Count, in the entries below, the lines in which "this" occurs. Give the number, nothing more.

########

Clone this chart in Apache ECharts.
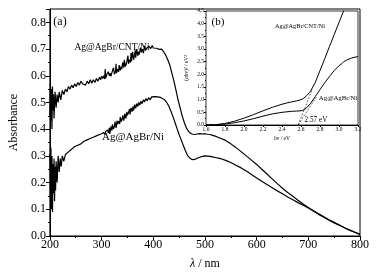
<!DOCTYPE html>
<html>
<head>
<meta charset="utf-8">
<script src="https://cdn.jsdelivr.net/npm/echarts@6/dist/echarts.min.js"></script>
<style>
  html, body { margin: 0; padding: 0; background: #fff; }
  #chart { width: 381px; height: 275px; }
</style>
</head>
<body>
<div id="chart"></div>
<script>
// main panel (a): absorbance vs wavelength, [nm, A]
var cntAbs = [[200,0.45],[201,0.57],[202,0.43],[203,0.55],[204,0.40],[205,0.56],[206,0.47],[207,0.53],[208,0.44],[210,0.54],[212,0.48],[214,0.53],[216,0.50],[218,0.54],[221,0.51],[224,0.545],[227,0.53],[230,0.55],[233,0.54],[236,0.56],[239,0.55],[242,0.565],[245,0.555],[248,0.57],[251,0.56],[254,0.575],[257,0.565],[260,0.58],[263,0.57],[266,0.575],[269,0.565],[272,0.58],[275,0.57],[278,0.585],[281,0.572],[284,0.585],[287,0.575],[290,0.59],[293,0.58],
  [296,0.595],[298,0.585],[300,0.598],[302,0.59],[304,0.60],[306,0.588],[307,0.625],[308,0.59],[310,0.605],[312,0.598],[313,0.615],[315,0.60],[317,0.61],[318,0.598],[320,0.612],[322,0.605],[323,0.63],[325,0.605],[327,0.618],[328,0.645],[329,0.61],[331,0.625],[333,0.615],[334,0.64],[336,0.62],[338,0.635],[339,0.625],[341,0.65],[343,0.63],[344,0.66],[346,0.635],[348,0.645],[350,0.64],[351,0.675],[352,0.645],[354,0.66],[356,0.65],[357,0.685],[358,0.655],[360,0.69],[362,0.66],[364,0.68],[365,0.695],[366,0.668],[368,0.70],[370,0.675],[372,0.69],[373,0.68],[375,0.705],[377,0.688],[379,0.70],[381,0.685],[383,0.712],[385,0.695],[388,0.705],[390,0.698],[392,0.71],[395,0.702],[398,0.713],[400,0.704],[403,0.711],[406,0.703],[409,0.707],[412,0.699],[416,0.70],[420,0.69],
  [424,0.678],[428,0.66],[432,0.64],[436,0.61],[440,0.58],[444,0.545],[448,0.51],[452,0.48],[456,0.45],[460,0.425],[464,0.405],[468,0.392],[472,0.385],[476,0.381],[480,0.38],[485,0.382],[490,0.383],[495,0.382],[500,0.383],[505,0.381],[510,0.38],[515,0.377],[520,0.374],[525,0.37],[530,0.366],[540,0.358],[550,0.345],[560,0.331],[570,0.316],[580,0.30],[590,0.284],[600,0.268],[610,0.25],[620,0.232],[630,0.214],[640,0.196],[650,0.179],[660,0.163],[670,0.149],[680,0.134],[690,0.12],[700,0.107],[710,0.094],[720,0.081],[730,0.07],[740,0.059],[750,0.049],[760,0.04],[770,0.031],[780,0.022],[790,0.014],[800,0.006]];

var niAbs = [[200,0.31],[201,0.14],[202,0.33],[203,0.10],[204,0.30],[205,0.09],[206,0.27],[207,0.16],[208,0.29],[209,0.13],[210,0.26],[211,0.17],[212,0.28],[214,0.20],[216,0.30],[218,0.24],[220,0.29],[222,0.26],[224,0.30],[227,0.28],[230,0.305],[233,0.30],[236,0.315],[239,0.31],[242,0.325],[245,0.32],[248,0.335],[251,0.33],[254,0.34],[257,0.335],[260,0.345],[263,0.34],[266,0.355],[269,0.35],[272,0.36],[275,0.355],[278,0.365],[281,0.36],[284,0.37],[287,0.368],[290,0.375],[293,0.37],
  [296,0.38],[298,0.375],[300,0.383],[302,0.378],[304,0.388],[306,0.38],[308,0.392],[310,0.385],[312,0.397],[313,0.385],[315,0.405],[316,0.382],[318,0.41],[320,0.395],[321,0.418],[323,0.40],[325,0.412],[326,0.428],[328,0.405],[330,0.432],[331,0.418],[333,0.43],[335,0.42],[336,0.445],[338,0.428],[340,0.44],[341,0.452],[343,0.432],[345,0.458],[347,0.44],[349,0.465],[350,0.452],[352,0.462],[354,0.475],[355,0.455],[357,0.48],[359,0.466],[361,0.485],[362,0.47],[364,0.492],[366,0.478],[368,0.496],[370,0.485],[372,0.50],[374,0.49],[376,0.505],[378,0.495],[381,0.51],[383,0.502],[386,0.515],[388,0.506],[391,0.518],[394,0.51],[397,0.521],[400,0.514],[403,0.522],[406,0.516],[409,0.521],[412,0.515],[415,0.518],[418,0.515],[422,0.51],
  [426,0.50],[430,0.487],[434,0.468],[438,0.448],[442,0.425],[446,0.402],[450,0.38],[454,0.36],[458,0.34],[462,0.32],[466,0.303],[470,0.293],[474,0.287],[478,0.286],[482,0.288],[486,0.292],[490,0.295],[495,0.298],[500,0.30],[505,0.299],[510,0.298],[515,0.296],[520,0.294],[530,0.29],[540,0.283],[550,0.275],[560,0.265],[570,0.255],[580,0.243],[590,0.23],[600,0.217],[610,0.205],[620,0.193],[630,0.181],[640,0.169],[650,0.158],[660,0.146],[670,0.136],[680,0.125],[690,0.115],[700,0.105],[710,0.094],[720,0.083],[730,0.072],[740,0.061],[750,0.051],[760,0.041],[770,0.031],[780,0.022],[790,0.014],[800,0.006]];

// inset (b): Tauc plot, [hv, (ahv)^2]
var cntTauc = [[1.6,0.0],[1.7,0.01],[1.8,0.06],[1.9,0.15],[2.0,0.27],[2.1,0.41],[2.2,0.56],[2.3,0.70],[2.4,0.82],[2.45,0.87],[2.5,0.91],[2.55,0.95],[2.6,1.0],[2.63,1.06],[2.66,1.16],[2.7,1.33],[2.75,1.68],[2.8,2.15],[2.85,2.62],[2.9,3.1],[2.95,3.57],[3.0,4.05],[3.05,4.52]];
var niTauc = [[1.6,0.0],[1.7,0.01],[1.8,0.04],[1.9,0.09],[2.0,0.16],[2.1,0.25],[2.2,0.35],[2.3,0.44],[2.4,0.50],[2.5,0.54],[2.55,0.55],[2.6,0.56],[2.63,0.6],[2.66,0.68],[2.7,0.85],[2.75,1.12],[2.8,1.4],[2.85,1.67],[2.9,1.92],[2.95,2.15],[3.0,2.34],[3.03,2.42],[3.05,2.5],[3.07,2.52],[3.09,2.58],[3.11,2.6],[3.13,2.64],[3.15,2.63],[3.17,2.68],[3.19,2.66],[3.2,2.7]];
var cntTangent = [[2.57,0],[2.72,1.42]];
var niTangent = [[2.57,0],[2.76,1.1]];

var serif = '"Liberation Serif", "Times New Roman", serif';

var chart = echarts.init(document.getElementById('chart'), null, {renderer: 'canvas'});

function axisCommon(fontSize) {
  return {
    axisLine: {onZero: false, lineStyle: {color: '#000', width: 1}},
    axisTick: {show: true, inside: false, length: 4, lineStyle: {color: '#000'}},
    minorTick: {show: true, splitNumber: 2, length: 2, lineStyle: {color: '#000'}},
    splitLine: {show: false},
    axisLabel: {color: '#000', fontFamily: serif, fontSize: fontSize, margin: 3},
    nameTextStyle: {color: '#000', fontFamily: serif}
  };
}

var xMain = Object.assign(axisCommon(12), {
  type: 'value', gridIndex: 0, min: 200, max: 800, interval: 100,
  name: '{i|λ} / nm', nameLocation: 'middle', nameGap: 22,
  nameTextStyle: {color: '#000', fontFamily: serif, fontSize: 12,
    rich: {i: {fontStyle: 'italic', fontFamily: serif, fontSize: 12, color: '#000'}}}
});
var yMain = Object.assign(axisCommon(12), {
  type: 'value', gridIndex: 0, min: 0, max: 0.85, interval: 0.1,
  name: 'Absorbance', nameLocation: 'middle', nameGap: 27,
  nameTextStyle: {color: '#000', fontFamily: serif, fontSize: 12}
});
yMain.axisLabel = {color: '#000', fontFamily: serif, fontSize: 12, margin: 4, showMaxLabel: false,
  formatter: function (v) { return v.toFixed(1); }};

var xInset = Object.assign(axisCommon(5.5), {
  type: 'value', gridIndex: 1, min: 1.6, max: 3.2, interval: 0.2,
  name: '{i|hν} / eV', nameLocation: 'middle', nameGap: 11,
  nameTextStyle: {color: '#000', fontFamily: serif, fontSize: 5.5,
    rich: {i: {fontStyle: 'italic', fontFamily: serif, fontSize: 5.5, color: '#000'}}}
});
xInset.axisTick = {show: true, length: 2, lineStyle: {color: '#000'}};
xInset.minorTick = {show: true, splitNumber: 2, length: 1, lineStyle: {color: '#000'}};
xInset.axisLabel = {color: '#000', fontFamily: serif, fontSize: 5.5, margin: 2,
  formatter: function (v) { return v.toFixed(1); }};

var yInset = Object.assign(axisCommon(5.5), {
  type: 'value', gridIndex: 1, min: 0, max: 4.5, interval: 0.5,
  name: '({i|αhν})² / eV²', nameLocation: 'middle', nameGap: 16,
  nameTextStyle: {color: '#000', fontFamily: serif, fontSize: 5.5,
    rich: {i: {fontStyle: 'italic', fontFamily: serif, fontSize: 5.5, color: '#000'}}}
});
yInset.axisTick = {show: true, length: 2, lineStyle: {color: '#000'}};
yInset.minorTick = {show: true, splitNumber: 2, length: 1, lineStyle: {color: '#000'}};
yInset.axisLabel = {color: '#000', fontFamily: serif, fontSize: 5.5, margin: 2,
  formatter: function (v) { return v.toFixed(1); }};

function curve(data, xi, yi, width, dashed) {
  return {
    type: 'line', xAxisIndex: xi, yAxisIndex: yi, data: data,
    showSymbol: false, symbol: 'none', silent: true,
    lineStyle: {color: '#000', width: width, type: dashed ? [2, 1.5] : 'solid'},
    z: 3
  };
}

function text(t, x, y, size, extra) {
  return {
    type: 'text', z: 10,
    style: Object.assign({text: t, x: x, y: y, font: size + 'px ' + serif, fill: '#000',
      align: 'center', verticalAlign: 'middle'}, extra || {})
  };
}

var option = {
  animation: false,
  backgroundColor: '#fff',
  grid: [
    {left: 44, right: 21, top: 9, bottom: 38, show: true, borderColor: '#000', borderWidth: 1, backgroundColor: 'transparent'},
    {left: 206, right: 23, top: 11, bottom: 150, show: true, borderColor: '#000', borderWidth: 0.8, backgroundColor: '#fff', z: 2}
  ],
  xAxis: [xMain, xInset],
  yAxis: [yMain, yInset],
  series: [
    curve(cntAbs, 0, 0, 1.2),
    curve(niAbs, 0, 0, 1.2),
    curve(cntTauc, 1, 1, 1),
    curve(niTauc, 1, 1, 1),
    curve(cntTangent, 1, 1, 0.6, true),
    curve(niTangent, 1, 1, 0.6, true)
  ],
  graphic: [
    text('(a)', 60, 22, 12),
    text('Ag@AgBr/CNT/Ni', 112, 47, 9.5),
    text('Ag@AgBr/Ni', 133, 137, 11),
    text('(b)', 218, 22, 11),
    text('Ag@AgBr/CNT/Ni', 300, 26, 6.3),
    text('Ag@AgBr/Ni', 338, 98, 6.8),
    text('2.57 eV', 316, 120, 7.2)
  ]
};

chart.setOption(option);
</script>
</body>
</html>
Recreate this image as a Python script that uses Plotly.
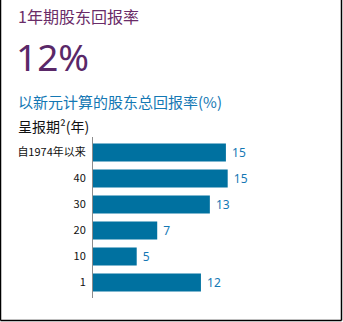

########

# Reply to the exercise
2